We understand that this is potentially disruptive, but it was a deliberate tradeoff made in order to achieve greater performance and scalability for large data sets.

Regarding AP.request and “_r” parameter

It was raised above that accessing these APIs using AP.request appears to be erroneously appending extra _r parameters to the response. This is indeed a bug in the interaction with AP.request, but it does not effect the REST APIs directly. We will prioritize this bug and fix it accordingly.

DavidRizzuto · July 16, 2020, 9:14pm

Hi @maximilian, @marc - thanks for raising these concerns.

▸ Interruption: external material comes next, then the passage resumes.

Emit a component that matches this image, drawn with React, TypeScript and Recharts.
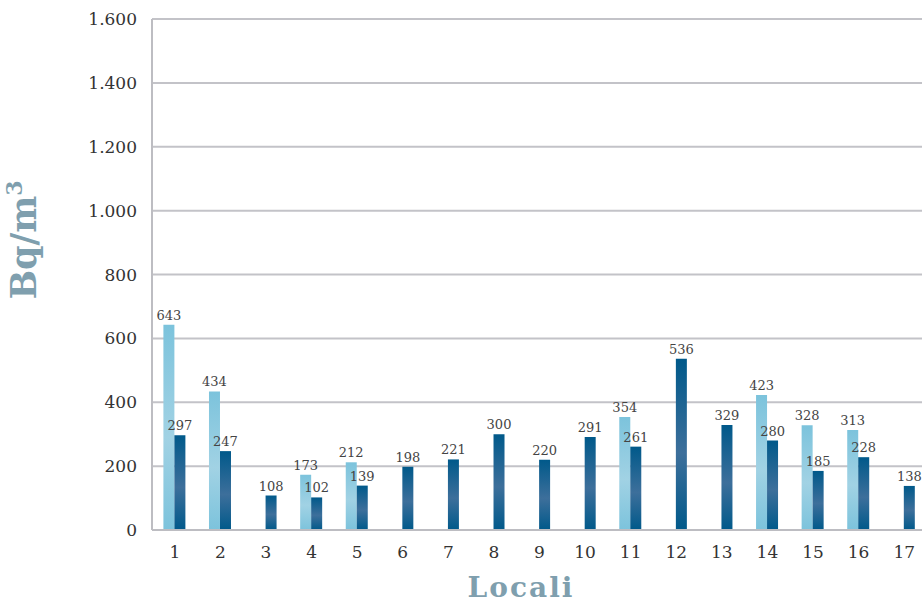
import { Bar, BarChart, CartesianGrid, Label, LabelList, XAxis, YAxis } from 'recharts';

const locali = ['1', '2', '3', '4', '5', '6', '7', '8', '9', '10', '11', '12', '13', '14', '15', '16', '17'];
const serieChiara = [643, 434, null, 173, 212, null, null, null, null, null, 354, null, null, 423, 328, 313, null];
const serieScura = [297, 247, 108, 102, 139, 198, 221, 300, 220, 291, 261, 536, 329, 280, 185, 228, 138];
const yTicks = [0, 200, 400, 600, 800, 1000, 1200, 1400, 1600];

const data = locali.map((l, i) => ({ locale: l, chiara: serieChiara[i], scura: serieScura[i] }));

const font = 'DejaVu Serif';
const titleColor = '#7f9fae';

// 1600 -> "1.600"
const fmt = (v: number) => (v >= 1000 ? `${Math.floor(v / 1000)}.${String(v % 1000).padStart(3, '0')}` : String(v));

function YTitle() {
  return (
    <text
      x={36}
      y={240}
      transform='rotate(-90, 36, 240)'
      textAnchor='middle'
      fill={titleColor}
      fontFamily={font}
      fontWeight='bold'
      fontSize={35}
    >
      Bq/m<tspan fontSize={22} dy={-14}>3</tspan>
    </text>
  );
}

function XTitle() {
  return (
    <text
      x={521}
      y={597}
      textAnchor='middle'
      fill={titleColor}
      fontFamily={font}
      fontWeight='bold'
      fontSize={28}
      letterSpacing={2}
    >
      Locali
    </text>
  );
}

export default function App() {
  return (
    <div style={{ position: 'absolute', left: 0, top: 0, width: 922, height: 606, overflow: 'hidden', background: '#fff' }}>
      <BarChart
        width={940}
        height={606}
        data={data}
        margin={{ top: 19, right: 13, left: 0, bottom: 0 }}
        barCategoryGap='25%'
        barGap={0}
      >
        <defs>
          <linearGradient id='gradChiaro' x1='0' y1='0' x2='0' y2='1'>
            <stop offset='0%' stopColor='#7cc3dc' />
            <stop offset='55%' stopColor='#a1d2e4' />
            <stop offset='100%' stopColor='#7cc3dc' />
          </linearGradient>
          <linearGradient id='gradScuro' x1='0' y1='0' x2='0' y2='1'>
            <stop offset='0%' stopColor='#00598a' />
            <stop offset='55%' stopColor='#3d6f9b' />
            <stop offset='100%' stopColor='#00598a' />
          </linearGradient>
        </defs>
        <CartesianGrid vertical={false} stroke='#c3c3c8' strokeWidth={2} />
        <XAxis
          dataKey='locale'
          height={76}
          axisLine={{ stroke: '#bdbdc2', strokeWidth: 2 }}
          tickLine={false}
          tickSize={0}
          tickMargin={16}
          interval={0}
          tick={{ fill: '#333', fontSize: 17, fontFamily: font }}
        >
          <Label content={() => <XTitle />} />
        </XAxis>
        <YAxis
          width={152}
          domain={[0, 1600]}
          ticks={yTicks}
          tickFormatter={fmt}
          axisLine={{ stroke: '#bdbdc2', strokeWidth: 2 }}
          tickLine={false}
          tickSize={0}
          tickMargin={15}
          tick={{ fill: '#333', fontSize: 17, fontFamily: font }}
        >
          <Label content={() => <YTitle />} />
        </YAxis>
        <Bar dataKey='chiara' fill='url(#gradChiaro)' isAnimationActive={false}>
          <LabelList dataKey='chiara' position='top' fill='#444' fontSize={13} fontFamily={font} />
        </Bar>
        <Bar dataKey='scura' fill='url(#gradScuro)' isAnimationActive={false}>
          <LabelList dataKey='scura' position='top' fill='#444' fontSize={13} fontFamily={font} />
        </Bar>
      </BarChart>
    </div>
  );
}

Indeed the next links are missing from responses from /rest/api/group/confluence-users/member and /rest/api/group/member. This is an open bug [CONFCLOUD-66469] Get group members REST API is missing "next" link used for pagination - Create and track feature requests for Atlassian products..

However this API is not changing and the start parameter will continue to function as it is today.

BobBergman · July 16, 2020, 11:50pm

Thanks for the detail. In the future it would be greatly appreciated if these things could be shared before the previously stated release date. We had a stressful week trying to make sure we were ready for the July 15th release. Also, I think you have a date typo where you say “June 24th.”

anon77654700 · July 17, 2020, 9:07am

The /rest/api/search/user API has the same problems as the /rest/api/search API with type=user. As mentioned by @maximilian, the totalSize property is wrong and there is no next link if the results are spread across multiple pages.

So the only way to workaround this problem at the moment is to make an additional request to check if there is a following result page.